From the first line of the listing below to the line with "import plotly.graph_objects as go", print each line exactly, and nothing more. Leave out the pictures.

• **Dataset excerpt**
* START *

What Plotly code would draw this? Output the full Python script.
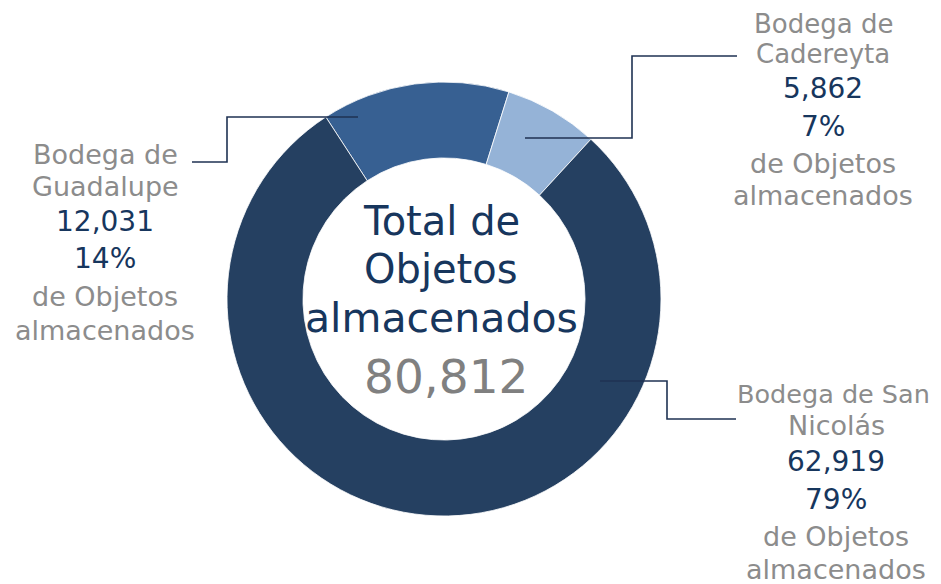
import plotly.graph_objects as go

# ---- data ----
bodegas = ["Guadalupe", "Cadereyta", "San Nicolás"]
objetos = [12031, 5862, 62919]
porcentajes = [14, 7, 79]
total = 80812
colores = ["#376092", "#95B3D7", "#254061"]

# page body has an 8px margin; lay out in page pixels and convert
OFF = 8
W, H = 941 - OFF, 584 - OFF
NAVY = "#17365D"
GRAY = "#8C8C8C"
FONT = "DejaVu Sans"


def px(x):
    return (x - OFF) / W


def py(y):
    return 1 - (y - OFF) / H


cx, cy, R = 444, 299, 217

fig = go.Figure()
fig.add_trace(go.Pie(
    labels=bodegas,
    values=porcentajes,
    sort=False,
    direction="clockwise",
    rotation=-33,
    hole=0.65,
    textinfo="none",
    hoverinfo="skip",
    marker=dict(colors=colores, line=dict(color="#ffffff", width=0.8)),
    domain=dict(x=[px(cx - R), px(cx + R)], y=[py(cy + R), py(cy - R)]),
    showlegend=False,
))

annotations = []


def add_line(text, x, y, size, color, top=False):
    ann = dict(
        text=text, x=px(x), y=py(y), xref="paper", yref="paper",
        xanchor="center", yanchor="middle", showarrow=False,
        font=dict(family=FONT, size=size, color=color),
    )
    if top:
        # keep the text box inside the page top edge
        ann.update(y=1, yanchor="top", borderpad=0)
    annotations.append(ann)


# center text
add_line("Total de", 441, 221, 40, NAVY)
add_line("Objetos", 441, 269, 40, NAVY)
add_line("almacenados", 441, 317.5, 41, NAVY)
add_line(f"{total:,}", 446, 376, 47, "#808080")

# label blocks: (name lines, x, y centers, sizes of the two name lines)
blocks = {
    "Guadalupe": (["Bodega de", "Guadalupe"], 105, [155, 186.5, 221, 259, 296, 330], (27, 27)),
    "Cadereyta": (["Bodega de", "Cadereyta"], 823, [19.5, 54.5, 88.5, 126, 163.5, 195], (26, 26)),
    "San Nicolás": (["Bodega de San", "Nicolás"], 836, [393.5, 425, 461, 499, 536, 569], (25.5, 27)),
}

for name, val, pct in zip(bodegas, objetos, porcentajes):
    lines, x, ys, (s0, s1) = blocks[name]
    x0 = x - 3 if len(lines[0]) > 10 else x
    add_line(lines[0], x0, ys[0], s0, GRAY, top=(ys[0] < 25))
    add_line(lines[1], x, ys[1], s1, GRAY)
    add_line(f"{val:,}", x, ys[2], 28, NAVY)
    add_line(f"{pct}%", x, ys[3], 28, NAVY)
    add_line("de Objetos", x, ys[4], 27, GRAY)
    add_line("almacenados", x, ys[5], 27, GRAY)

# leader lines (page pixel paths)
leaders = [
    [(358, 117), (227, 117), (227, 162), (192, 162)],
    [(525, 138), (632, 138), (632, 56), (737, 56)],
    [(600, 381), (667, 381), (667, 419), (736, 419)],
]
shapes = []
for pts in leaders:
    path = "M " + " L ".join(f"{px(x)},{py(y)}" for x, y in pts)
    shapes.append(dict(type="path", path=path, xref="paper", yref="paper",
                       line=dict(color="#1F3253", width=1.6)))

fig.update_layout(
    width=W, height=H,
    margin=dict(l=0, r=0, t=0, b=0),
    paper_bgcolor="white", plot_bgcolor="white",
    annotations=annotations,
    shapes=shapes,
)

fig.write_html("out.html")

* END *

• **Final result**
What Plotly code would draw this? Output the full Python script.
import plotly.graph_objects as go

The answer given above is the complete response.